Exactly as written, write out the lines below from the first to the one containing "lw=1, label='MMKK Conc.')", inclusive. Pictures do not belong in the copy.

** GIVEN MATERIAL **
---+---

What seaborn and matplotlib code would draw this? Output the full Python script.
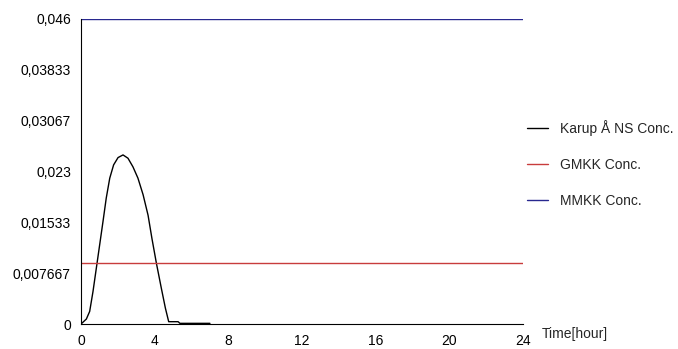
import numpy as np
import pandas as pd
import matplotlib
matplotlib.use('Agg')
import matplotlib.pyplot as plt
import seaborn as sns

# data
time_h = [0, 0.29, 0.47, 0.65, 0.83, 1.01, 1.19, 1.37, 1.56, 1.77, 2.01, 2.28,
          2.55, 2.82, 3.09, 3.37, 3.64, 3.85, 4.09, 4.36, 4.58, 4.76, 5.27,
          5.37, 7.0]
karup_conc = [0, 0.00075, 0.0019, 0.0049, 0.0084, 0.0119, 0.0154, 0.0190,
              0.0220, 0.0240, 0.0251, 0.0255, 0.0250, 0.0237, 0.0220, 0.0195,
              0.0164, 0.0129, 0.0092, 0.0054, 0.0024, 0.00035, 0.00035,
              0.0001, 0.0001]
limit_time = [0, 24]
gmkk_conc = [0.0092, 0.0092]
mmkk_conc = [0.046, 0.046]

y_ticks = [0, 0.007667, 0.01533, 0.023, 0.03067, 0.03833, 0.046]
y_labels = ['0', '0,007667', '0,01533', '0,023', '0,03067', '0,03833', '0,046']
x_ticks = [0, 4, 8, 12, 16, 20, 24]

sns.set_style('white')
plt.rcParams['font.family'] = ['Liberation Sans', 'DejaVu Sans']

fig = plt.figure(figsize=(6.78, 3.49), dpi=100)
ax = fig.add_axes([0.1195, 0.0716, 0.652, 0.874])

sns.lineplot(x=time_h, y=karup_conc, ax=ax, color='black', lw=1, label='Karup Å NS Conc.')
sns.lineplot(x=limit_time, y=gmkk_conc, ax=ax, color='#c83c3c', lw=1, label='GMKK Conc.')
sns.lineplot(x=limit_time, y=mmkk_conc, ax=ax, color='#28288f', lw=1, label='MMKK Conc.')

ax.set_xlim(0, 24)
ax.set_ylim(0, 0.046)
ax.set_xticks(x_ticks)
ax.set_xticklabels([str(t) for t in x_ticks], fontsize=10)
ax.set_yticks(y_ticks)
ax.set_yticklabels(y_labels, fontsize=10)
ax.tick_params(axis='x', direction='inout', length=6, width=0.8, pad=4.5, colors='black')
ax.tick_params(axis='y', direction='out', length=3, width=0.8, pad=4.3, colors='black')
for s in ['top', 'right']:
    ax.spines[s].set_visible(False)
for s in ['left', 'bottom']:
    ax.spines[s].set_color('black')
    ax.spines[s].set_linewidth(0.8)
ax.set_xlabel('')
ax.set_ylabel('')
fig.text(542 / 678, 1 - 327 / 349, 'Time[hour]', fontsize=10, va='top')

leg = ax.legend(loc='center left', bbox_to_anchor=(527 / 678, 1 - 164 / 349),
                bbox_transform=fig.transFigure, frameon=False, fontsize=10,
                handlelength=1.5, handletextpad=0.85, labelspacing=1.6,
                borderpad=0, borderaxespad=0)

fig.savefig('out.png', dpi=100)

---+---

** EXPECTED OUTPUT **
What seaborn and matplotlib code would draw this? Output the full Python script.
import numpy as np
import pandas as pd
import matplotlib
matplotlib.use('Agg')
import matplotlib.pyplot as plt
import seaborn as sns

# data
time_h = [0, 0.29, 0.47, 0.65, 0.83, 1.01, 1.19, 1.37, 1.56, 1.77, 2.01, 2.28,
          2.55, 2.82, 3.09, 3.37, 3.64, 3.85, 4.09, 4.36, 4.58, 4.76, 5.27,
          5.37, 7.0]
karup_conc = [0, 0.00075, 0.0019, 0.0049, 0.0084, 0.0119, 0.0154, 0.0190,
              0.0220, 0.0240, 0.0251, 0.0255, 0.0250, 0.0237, 0.0220, 0.0195,
              0.0164, 0.0129, 0.0092, 0.0054, 0.0024, 0.00035, 0.00035,
              0.0001, 0.0001]
limit_time = [0, 24]
gmkk_conc = [0.0092, 0.0092]
mmkk_conc = [0.046, 0.046]

y_ticks = [0, 0.007667, 0.01533, 0.023, 0.03067, 0.03833, 0.046]
y_labels = ['0', '0,007667', '0,01533', '0,023', '0,03067', '0,03833', '0,046']
x_ticks = [0, 4, 8, 12, 16, 20, 24]

sns.set_style('white')
plt.rcParams['font.family'] = ['Liberation Sans', 'DejaVu Sans']

fig = plt.figure(figsize=(6.78, 3.49), dpi=100)
ax = fig.add_axes([0.1195, 0.0716, 0.652, 0.874])

sns.lineplot(x=time_h, y=karup_conc, ax=ax, color='black', lw=1, label='Karup Å NS Conc.')
sns.lineplot(x=limit_time, y=gmkk_conc, ax=ax, color='#c83c3c', lw=1, label='GMKK Conc.')
sns.lineplot(x=limit_time, y=mmkk_conc, ax=ax, color='#28288f', lw=1, label='MMKK Conc.')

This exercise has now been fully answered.